Safety is important in any language
Injection molder and mold maker Port Erie Plastics’ home of Harborcreek, Pa., is in a region that also is a refugee resettlement location, which means that a lot of residents grew up speaking languages other than English.
So when Port Erie learned about Penn State Behrend professor Ashley Yochim’s work to develop multilanguage safety signage for Gannon University in Erie, Pa., it reached out for help to create its own multilingual signs.
“We are always looking for ways to engage our team and create a strong sense of belonging,” Heather Evans, Port Erie’s human resources manager, said in a news release from Penn State Behrend. “We believe that our diverse workforce makes us stronger, and it also makes this a fun place to work.”
Behrend and Gannon students joined forces to translate signs into Arabic, Nepali, Spanish, Swahili, Vietnamese, and traditional and simplified Chinese.
The first multilingual signs the company installed featured a daily safety checklist printed in nine languages. The signs are posted at every workstation.
Pittsburgh delays its bag ban
Pittsburgh is delaying a plastic retail bag ban that was set to go into effect in about two weeks.
The Pittsburgh City Council voted unanimously to ban single-use plastic bags on April 14, 2022, with implantation to begin exactly one year later. But on March 23, the city announced the date would move to Oct. 14 to give it more time to update legislation.

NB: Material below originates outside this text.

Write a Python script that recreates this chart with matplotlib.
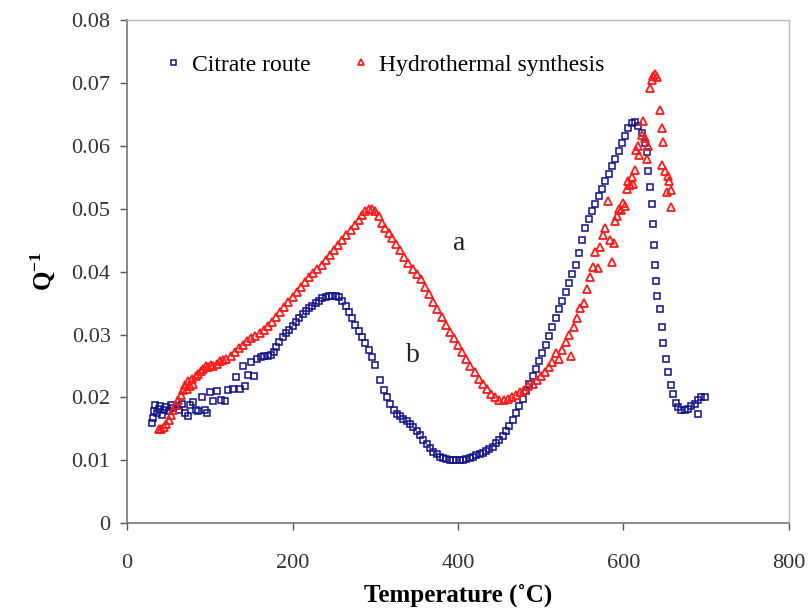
import matplotlib
matplotlib.use('Agg')
import matplotlib.pyplot as plt
from matplotlib.ticker import FuncFormatter

plt.rcParams['font.family'] = ['Liberation Serif', 'DejaVu Serif']
plt.rcParams['mathtext.fontset'] = 'custom'
plt.rcParams['mathtext.rm'] = 'Liberation Serif'
plt.rcParams['mathtext.bf'] = 'Liberation Serif:bold'

# Citrate route (blue squares)
citrate_t = [30, 31, 33, 34, 36, 38, 40, 42, 44, 47, 50, 53, 56, 60, 63, 66, 70, 73, 76, 80,
             83, 86, 90, 94, 97, 100, 104, 108, 113, 118, 122, 128, 132, 136, 140, 143, 146, 150, 153, 157,
             162, 166, 170, 174, 177, 180, 184, 188, 192, 196, 200, 204, 208, 212, 216, 220, 224, 228, 232, 236,
             240, 244, 248, 252, 256, 260, 264, 268, 272, 276, 280, 284, 288, 292, 296, 300, 306, 310, 314, 318,
             322, 326, 330, 334, 338, 342, 346, 350, 354, 358, 362, 366, 370, 374, 378, 382, 386, 390, 394, 398,
             402, 406, 410, 414, 418, 422, 426, 430, 434, 438, 442, 446, 450, 454, 458, 462, 466, 470, 474, 478,
             482, 486, 490, 494, 498, 502, 506, 510, 514, 518, 522, 526, 530, 534, 538, 542, 546, 550, 554, 558,
             562, 566, 570, 574, 578, 582, 586, 590, 594, 598, 602, 606, 610, 614, 618, 622, 626, 628, 630, 632,
             634, 636, 637, 638, 639, 641, 644, 646, 648, 651, 654, 657, 660, 663, 666, 670, 674, 678, 682, 686,
             690, 694, 698, 690]
citrate_q = [.0160, .0168, .0178, .0188, .0175, .0182, .0186, .0172, .0180, .0185, .0178, .0188, .0183, .0186, .0180, .0190, .0176, .0170, .0188, .0193,
             .0180, .0178, .0200, .0180, .0176, .0208, .0194, .0210, .0196, .0194, .0212, .0214, .0233, .0214, .0250, .0218, .0236, .0256, .0234, .0262,
             .0264, .0266, .0266, .0268, .0272, .0280, .0288, .0296, .0302, .0308, .0314, .0320, .0326, .0332, .0338, .0342, .0346, .0350, .0354, .0358,
             .0360, .0362, .0362, .0362, .0360, .0354, .0346, .0336, .0326, .0316, .0306, .0296, .0286, .0275, .0264, .0252, .0228, .0212, .0200, .0190,
             .0180, .0174, .0170, .0166, .0162, .0158, .0153, .0147, .0140, .0133, .0126, .0120, .0114, .0110, .0106, .0104, .0102, .0101, .0100, .0100,
             .0100, .0101, .0102, .0104, .0106, .0108, .0110, .0112, .0115, .0118, .0122, .0127, .0132, .0138, .0146, .0155, .0165, .0176, .0187, .0198,
             .0210, .0222, .0234, .0246, .0258, .0271, .0284, .0298, .0312, .0326, .0340, .0354, .0368, .0382, .0396, .0410, .0430, .0450, .0470, .0484,
             .0496, .0508, .0520, .0532, .0544, .0556, .0568, .0580, .0592, .0604, .0616, .0628, .0636, .0638, .0632, .0620, .0604, .0590, .0560, .0535,
             .0508, .0476, .0442, .0410, .0386, .0362, .0340, .0312, .0287, .0262, .0240, .0220, .0205, .0192, .0185, .0180, .0180, .0182, .0186, .0190,
             .0196, .0200, .0200, .0174]

# Hydrothermal synthesis (red triangles)
hydro_t = [38, 41, 44, 47, 50, 53, 56, 59, 62, 65, 68, 70, 72, 74, 76, 78, 80, 83, 86, 89,
           92, 95, 98, 101, 104, 108, 112, 116, 120, 125, 130, 135, 140, 145, 150, 155, 160, 165, 170, 175,
           180, 185, 190, 195, 200, 205, 210, 215, 220, 225, 230, 235, 240, 245, 250, 255, 260, 265, 270, 275,
           280, 284, 288, 292, 296, 300, 304, 308, 312, 316, 320, 325, 330, 335, 340, 345, 350, 355, 360, 365,
           370, 375, 380, 385, 390, 395, 400, 405, 410, 415, 420, 425, 430, 435, 440, 445, 450, 455, 460, 465,
           470, 475, 480, 485, 490, 495, 500, 505, 510, 514, 518, 522, 526, 530, 534, 537, 540, 544, 548, 552,
           556, 560, 563, 566, 569, 572, 575, 578, 581, 584, 586, 588, 590, 592, 595, 597, 600, 602, 604, 606,
           608, 610, 612, 614, 615, 617, 619, 622, 624, 626, 628, 630, 632, 634, 636, 638, 640, 644, 646, 648,
           646, 650, 654, 652, 655, 657, 657]
hydro_q = [.0150, .0150, .0153, .0158, .0164, .0172, .0180, .0188, .0196, .0204, .0212, .0220, .0214, .0226, .0218, .0230, .0222, .0234, .0238, .0242,
           .0246, .0250, .0248, .0252, .0250, .0254, .0258, .0260, .0262, .0266, .0272, .0278, .0284, .0290, .0294, .0298, .0302, .0308, .0314, .0320,
           .0328, .0336, .0344, .0352, .0360, .0368, .0376, .0384, .0392, .0398, .0404, .0410, .0418, .0426, .0434, .0442, .0450, .0458, .0466, .0474,
           .0482, .0490, .0496, .0500, .0500, .0496, .0488, .0478, .0470, .0462, .0454, .0444, .0434, .0424, .0414, .0404, .0396, .0388, .0376, .0364,
           .0352, .0340, .0328, .0316, .0304, .0294, .0284, .0272, .0262, .0250, .0240, .0230, .0222, .0214, .0206, .0200, .0196, .0196, .0197, .0200,
           .0204, .0208, .0212, .0218, .0222, .0228, .0234, .0240, .0248, .0256, .0270, .0262, .0276, .0288, .0300, .0266, .0312, .0326, .0342, .0350,
           .0372, .0392, .0408, .0432, .0406, .0440, .0458, .0470, .0512, .0450, .0416, .0446, .0480, .0488, .0500, .0498, .0510, .0504, .0532, .0545,
           .0538, .0550, .0540, .0562, .0593, .0600, .0586, .0618, .0640, .0612, .0580, .0600, .0692, .0705, .0712, .0715, .0710, .0657, .0628, .0606,
           .0570, .0560, .0553, .0526, .0545, .0530, .0503]

fig = plt.figure(figsize=(8.1, 6.12), dpi=100)
ax = fig.add_axes([0.157, 0.145, 0.817, 0.822])

ax.plot(citrate_t, citrate_q, linestyle='none', marker='s', markersize=4.5,
        markerfacecolor='none', markeredgecolor='#10108a', markeredgewidth=1.1,
        label='Citrate route')
ax.plot(hydro_t, hydro_q, linestyle='none', marker='^', markersize=5.4,
        markerfacecolor='none', markeredgecolor='#ff1a1a', markeredgewidth=1.3,
        label='Hydrothermal synthesis')

ax.set_xlim(0, 800)
ax.set_ylim(0, 0.08)
ax.set_xticks([0, 200, 400, 600, 800])
ax.set_yticks([0, 0.01, 0.02, 0.03, 0.04, 0.05, 0.06, 0.07, 0.08])
ax.yaxis.set_major_formatter(FuncFormatter(lambda v, p: '0' if v == 0 else '%.2f' % v))
ax.tick_params(direction='out', length=5, width=1, labelsize=16, colors='#555555',
               labelcolor='#333333')
ax.tick_params(axis='y', pad=7)
ax.tick_params(axis='x', pad=17)

for side in ['left', 'bottom']:
    ax.spines[side].set_color('#777777')
    ax.spines[side].set_linewidth(1.2)
for side in ['top', 'right']:
    ax.spines[side].set_color('#bbbbbb')
    ax.spines[side].set_linewidth(1)

ax.set_xlabel('Temperature (˚C)', fontsize=18, fontweight='bold', labelpad=8)
ax.set_ylabel('Q$^{\\mathbf{-1}}$', fontsize=18, fontweight='bold', labelpad=10)

ax.text(401, 0.0445, 'a', fontsize=20, ha='center', va='center', color='#222222')
ax.text(346, 0.0267, 'b', fontsize=20, ha='center', va='center', color='#222222')

ax.legend(loc='upper left', bbox_to_anchor=(0.02, 0.975), ncol=2, frameon=False,
          fontsize=17, handletextpad=0.3, columnspacing=1.6, handlelength=1.0,
          markerscale=0.8)

fig.savefig('out.png', dpi=100)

The changes will require the city to launch and maintain a website page dedicated to public information on the project; direct the Department of Public Works to develop and share lists of where retailers can access paper bags and reusable plastic bags; and create a framework for the city to issue warnings and escalating fines for noncompliance.
It is not, however, abandoning the concept.
“This extra time will allow us to do the work to be able to enact this policy with proper guidance for everyone in order to make this as smooth as possible for all of us,” Mayor Ed Gainey said in a news release.
An all-clear for Philadelphia water
Philadelphia officials have ended public advisories about water quality following a March 24 latex emulsion spill from a Trinseo plant in Bristol, Pa., just 13 miles from one of the city’s water intake pipes. The city has concluded the water remains safe to drink. The spill initially prompted the city to advise residents to drink only bottled water, but it later changed that message to note it was monitoring the quality.
The city says the intake valve on the Delaware River is one of three to supply residents. The others take water from the Schuylkill River.
The chemical plant is operated by Altuglas LLC, a Trinseo subsidiary.
On March 28, Philadelphia officials said “no contaminants have been found in [the] water system at any point since the spill.”